Each line of the listing must be transcribed exactly, except for the images, which should be excluded.
[Dataset section start]
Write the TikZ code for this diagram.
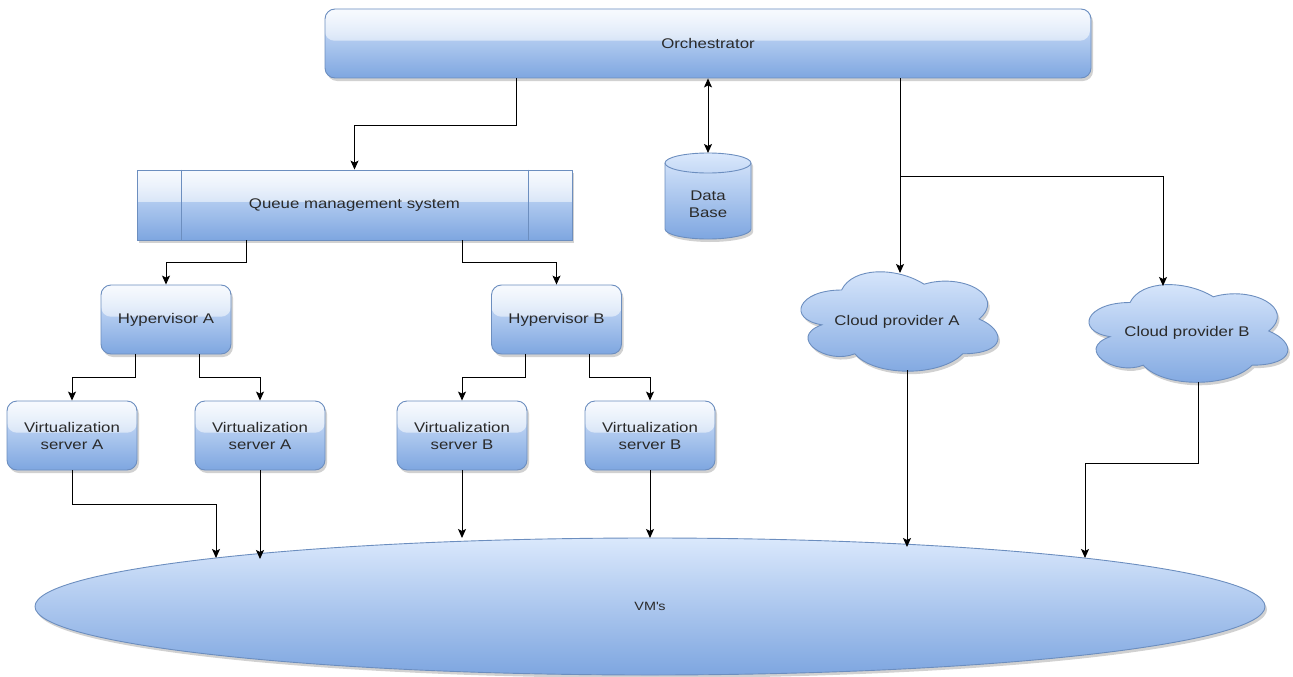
\documentclass[tikz,border=0pt]{standalone}
\usepackage{fontspec}
\setmainfont[FakeStretch=1.2]{Liberation Sans}
\usetikzlibrary{shapes.geometric,shadows,fadings,calc,arrows.meta}
\definecolor{fillTop}{HTML}{DAE8FC}
\definecolor{fillBot}{HTML}{7EA6E0}
\definecolor{strokeC}{HTML}{6C8EBF}
\definecolor{txt}{HTML}{2A2A2A}
\tikzfading[name=glassfade, top color=transparent!20, bottom color=transparent!82]
\tikzset{
  shad/.style={drop shadow={shadow xshift=2pt, shadow yshift=-3pt, opacity=0.3, fill=black!60}},
  grad/.style={top color=fillTop, bottom color=fillBot, draw=strokeC, line width=0.9pt},
  glass/.style={path picture={\fill[white, path fading=glassfade] (path picture bounding box.north west) rectangle ($(path picture bounding box.north east)!0.46!(path picture bounding box.south east)$);}},
  lbl/.style={font=\fontsize{14}{17}\selectfont, text=txt, align=center, inner sep=0pt},
  box/.style={rectangle, rounded corners=10pt, grad, glass, shad, lbl},
  arr/.style={-{Stealth[length=9pt,width=8pt,inset=2pt]}, line width=1pt, draw=black},
  arrb/.style={{Stealth[length=9pt,width=8pt,inset=2pt]}-{Stealth[length=9pt,width=8pt,inset=2pt]}, line width=1pt, draw=black}
}
% cloud outline: x0, y0, w, h (draw.io cloud geometry)
\newcommand\mycloud[4]{%
  \path[grad, shad] ({#1+0.25*#3},{#2+0.25*#4})
   .. controls ({#1+0.05*#3},{#2+0.25*#4}) and ({#1},{#2+0.5*#4}) .. ({#1+0.16*#3},{#2+0.55*#4})
   .. controls ({#1},{#2+0.66*#4}) and ({#1+0.18*#3},{#2+0.9*#4}) .. ({#1+0.31*#3},{#2+0.8*#4})
   .. controls ({#1+0.4*#3},{#2+#4}) and ({#1+0.7*#3},{#2+#4}) .. ({#1+0.8*#3},{#2+0.8*#4})
   .. controls ({#1+#3},{#2+0.8*#4}) and ({#1+#3},{#2+0.6*#4}) .. ({#1+0.875*#3},{#2+0.5*#4})
   .. controls ({#1+#3},{#2+0.3*#4}) and ({#1+0.8*#3},{#2+0.1*#4}) .. ({#1+0.625*#3},{#2+0.2*#4})
   .. controls ({#1+0.5*#3},{#2+0.05*#4}) and ({#1+0.3*#3},{#2+0.05*#4}) .. ({#1+0.25*#3},{#2+0.25*#4}) -- cycle;}
\begin{document}
\begin{tikzpicture}[x=1pt,y=-1pt]
\useasboundingbox (0,0) rectangle (1293,677);
% nodes
\node[box, minimum width=766pt, minimum height=69pt] (orch) at (708,43.5) {Orchestrator};
\node[box, sharp corners, minimum width=435pt, minimum height=70pt] (queue) at (354.5,205) {Queue management system};
\draw[strokeC, line width=0.9pt] (queue.north -| 181,0) -- (queue.south -| 181,0);
\draw[strokeC, line width=0.9pt] (queue.north -| 528,0) -- (queue.south -| 528,0);
% database cylinder
\path[grad, shad] (665,163) -- (665,229) arc[start angle=180, end angle=360, x radius=43pt, y radius=10pt] -- (751,163) arc[start angle=0, end angle=180, x radius=43pt, y radius=10pt] -- cycle;
\draw[strokeC, line width=0.9pt] (665,163) arc[start angle=180, end angle=360, x radius=43pt, y radius=10pt];
\node[lbl] (db) at (708,204) {Data\\Base};
\coordinate (dbtop) at (708,153);
% clouds
\mycloud{786.6}{261}{220}{116}
\node[lbl] (cloudA) at (897,322) {Cloud provider A};
\mycloud{1074.5}{274}{222}{114}
\node[lbl] (cloudB) at (1187,333) {Cloud provider B};
\coordinate (cAtop) at (900,273);
\coordinate (cAbot) at (907,370);
\coordinate (cBtop) at (1163,286);
\coordinate (cBbot) at (1198,382);
% hypervisors
\node[box, minimum width=130pt, minimum height=69pt] (hypA) at (166,319.5) {Hypervisor A};
\node[box, minimum width=130pt, minimum height=69pt] (hypB) at (556.5,319.5) {Hypervisor B};
% virtualization servers
\node[box, minimum width=130pt, minimum height=69pt] (vsa1) at (72,435.5) {Virtualization\\server A};
\node[box, minimum width=130pt, minimum height=69pt] (vsa2) at (260,435.5) {Virtualization\\server A};
\node[box, minimum width=130pt, minimum height=69pt] (vsb1) at (462,435.5) {Virtualization\\server B};
\node[box, minimum width=130pt, minimum height=69pt] (vsb2) at (650,435.5) {Virtualization\\server B};
% VMs
\node[ellipse, grad, shad, minimum width=1230pt, minimum height=137pt, inner sep=0pt, font=\fontsize{12}{14}\selectfont, text=txt] (vms) at (650,606.5) {VM\textquotesingle s};
\coordinate (e1) at (216,558);
\coordinate (e2) at (260,559);
\coordinate (e3) at (462,538);
\coordinate (e4) at (650,538);
\coordinate (e5) at (907,547);
\coordinate (e6) at (1085,558);
% connectors
\draw[arr] (orch.south -| 516,0) -- (516,125) -| (queue.north);
\draw[arrb] (dbtop) -- (orch.south -| dbtop);
\draw[arr] (orch.south -| cAtop) -- (cAtop);
\draw[arr] (cAtop |- 0,176) -| (cBtop);
\draw[arr] (queue.south -| 246,0) -- (246,262) -| (hypA.north);
\draw[arr] (queue.south -| 462,0) -- (462,262) -| (hypB.north);
\draw[arr] (hypA.south -| 135,0) -- (135,377) -| (vsa1.north);
\draw[arr] (hypA.south -| 199,0) -- (199,377) -| (vsa2.north);
\draw[arr] (hypB.south -| 525,0) -- (525,377) -| (vsb1.north);
\draw[arr] (hypB.south -| 589,0) -- (589,377) -| (vsb2.north);
\draw[arr] (vsa1.south) -- (72,504) -| (e1);
\draw[arr] (vsa2.south) -- (e2);
\draw[arr] (vsb1.south) -- (e3);
\draw[arr] (vsb2.south) -- (e4);
\draw[arr] (cAbot) -- (e5);
\draw[arr] (cBbot) -- (1198,463) -| (e6);
\end{tikzpicture}
\end{document}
[Dataset section end]
Full response:
Write the TikZ code for this diagram.
\documentclass[tikz,border=0pt]{standalone}
\usepackage{fontspec}
\setmainfont[FakeStretch=1.2]{Liberation Sans}
\usetikzlibrary{shapes.geometric,shadows,fadings,calc,arrows.meta}
\definecolor{fillTop}{HTML}{DAE8FC}
\definecolor{fillBot}{HTML}{7EA6E0}
\definecolor{strokeC}{HTML}{6C8EBF}
\definecolor{txt}{HTML}{2A2A2A}
\tikzfading[name=glassfade, top color=transparent!20, bottom color=transparent!82]
\tikzset{
  shad/.style={drop shadow={shadow xshift=2pt, shadow yshift=-3pt, opacity=0.3, fill=black!60}},
  grad/.style={top color=fillTop, bottom color=fillBot, draw=strokeC, line width=0.9pt},
  glass/.style={path picture={\fill[white, path fading=glassfade] (path picture bounding box.north west) rectangle ($(path picture bounding box.north east)!0.46!(path picture bounding box.south east)$);}},
  lbl/.style={font=\fontsize{14}{17}\selectfont, text=txt, align=center, inner sep=0pt},
  box/.style={rectangle, rounded corners=10pt, grad, glass, shad, lbl},
  arr/.style={-{Stealth[length=9pt,width=8pt,inset=2pt]}, line width=1pt, draw=black},
  arrb/.style={{Stealth[length=9pt,width=8pt,inset=2pt]}-{Stealth[length=9pt,width=8pt,inset=2pt]}, line width=1pt, draw=black}
}
% cloud outline: x0, y0, w, h (draw.io cloud geometry)
\newcommand\mycloud[4]{%
  \path[grad, shad] ({#1+0.25*#3},{#2+0.25*#4})
   .. controls ({#1+0.05*#3},{#2+0.25*#4}) and ({#1},{#2+0.5*#4}) .. ({#1+0.16*#3},{#2+0.55*#4})
   .. controls ({#1},{#2+0.66*#4}) and ({#1+0.18*#3},{#2+0.9*#4}) .. ({#1+0.31*#3},{#2+0.8*#4})
   .. controls ({#1+0.4*#3},{#2+#4}) and ({#1+0.7*#3},{#2+#4}) .. ({#1+0.8*#3},{#2+0.8*#4})
   .. controls ({#1+#3},{#2+0.8*#4}) and ({#1+#3},{#2+0.6*#4}) .. ({#1+0.875*#3},{#2+0.5*#4})
   .. controls ({#1+#3},{#2+0.3*#4}) and ({#1+0.8*#3},{#2+0.1*#4}) .. ({#1+0.625*#3},{#2+0.2*#4})
   .. controls ({#1+0.5*#3},{#2+0.05*#4}) and ({#1+0.3*#3},{#2+0.05*#4}) .. ({#1+0.25*#3},{#2+0.25*#4}) -- cycle;}
\begin{document}
\begin{tikzpicture}[x=1pt,y=-1pt]
\useasboundingbox (0,0) rectangle (1293,677);
% nodes
\node[box, minimum width=766pt, minimum height=69pt] (orch) at (708,43.5) {Orchestrator};
\node[box, sharp corners, minimum width=435pt, minimum height=70pt] (queue) at (354.5,205) {Queue management system};
\draw[strokeC, line width=0.9pt] (queue.north -| 181,0) -- (queue.south -| 181,0);
\draw[strokeC, line width=0.9pt] (queue.north -| 528,0) -- (queue.south -| 528,0);
% database cylinder
\path[grad, shad] (665,163) -- (665,229) arc[start angle=180, end angle=360, x radius=43pt, y radius=10pt] -- (751,163) arc[start angle=0, end angle=180, x radius=43pt, y radius=10pt] -- cycle;
\draw[strokeC, line width=0.9pt] (665,163) arc[start angle=180, end angle=360, x radius=43pt, y radius=10pt];
\node[lbl] (db) at (708,204) {Data\\Base};
\coordinate (dbtop) at (708,153);
% clouds
\mycloud{786.6}{261}{220}{116}
\node[lbl] (cloudA) at (897,322) {Cloud provider A};
\mycloud{1074.5}{274}{222}{114}
\node[lbl] (cloudB) at (1187,333) {Cloud provider B};
\coordinate (cAtop) at (900,273);
\coordinate (cAbot) at (907,370);
\coordinate (cBtop) at (1163,286);
\coordinate (cBbot) at (1198,382);
% hypervisors
\node[box, minimum width=130pt, minimum height=69pt] (hypA) at (166,319.5) {Hypervisor A};
\node[box, minimum width=130pt, minimum height=69pt] (hypB) at (556.5,319.5) {Hypervisor B};
% virtualization servers
\node[box, minimum width=130pt, minimum height=69pt] (vsa1) at (72,435.5) {Virtualization\\server A};
\node[box, minimum width=130pt, minimum height=69pt] (vsa2) at (260,435.5) {Virtualization\\server A};
\node[box, minimum width=130pt, minimum height=69pt] (vsb1) at (462,435.5) {Virtualization\\server B};
\node[box, minimum width=130pt, minimum height=69pt] (vsb2) at (650,435.5) {Virtualization\\server B};
% VMs
\node[ellipse, grad, shad, minimum width=1230pt, minimum height=137pt, inner sep=0pt, font=\fontsize{12}{14}\selectfont, text=txt] (vms) at (650,606.5) {VM\textquotesingle s};
\coordinate (e1) at (216,558);
\coordinate (e2) at (260,559);
\coordinate (e3) at (462,538);
\coordinate (e4) at (650,538);
\coordinate (e5) at (907,547);
\coordinate (e6) at (1085,558);
% connectors
\draw[arr] (orch.south -| 516,0) -- (516,125) -| (queue.north);
\draw[arrb] (dbtop) -- (orch.south -| dbtop);
\draw[arr] (orch.south -| cAtop) -- (cAtop);
\draw[arr] (cAtop |- 0,176) -| (cBtop);
\draw[arr] (queue.south -| 246,0) -- (246,262) -| (hypA.north);
\draw[arr] (queue.south -| 462,0) -- (462,262) -| (hypB.north);
\draw[arr] (hypA.south -| 135,0) -- (135,377) -| (vsa1.north);
\draw[arr] (hypA.south -| 199,0) -- (199,377) -| (vsa2.north);
\draw[arr] (hypB.south -| 525,0) -- (525,377) -| (vsb1.north);
\draw[arr] (hypB.south -| 589,0) -- (589,377) -| (vsb2.north);
\draw[arr] (vsa1.south) -- (72,504) -| (e1);
\draw[arr] (vsa2.south) -- (e2);
\draw[arr] (vsb1.south) -- (e3);
\draw[arr] (vsb2.south) -- (e4);
\draw[arr] (cAbot) -- (e5);
\draw[arr] (cBbot) -- (1198,463) -| (e6);
\end{tikzpicture}
\end{document}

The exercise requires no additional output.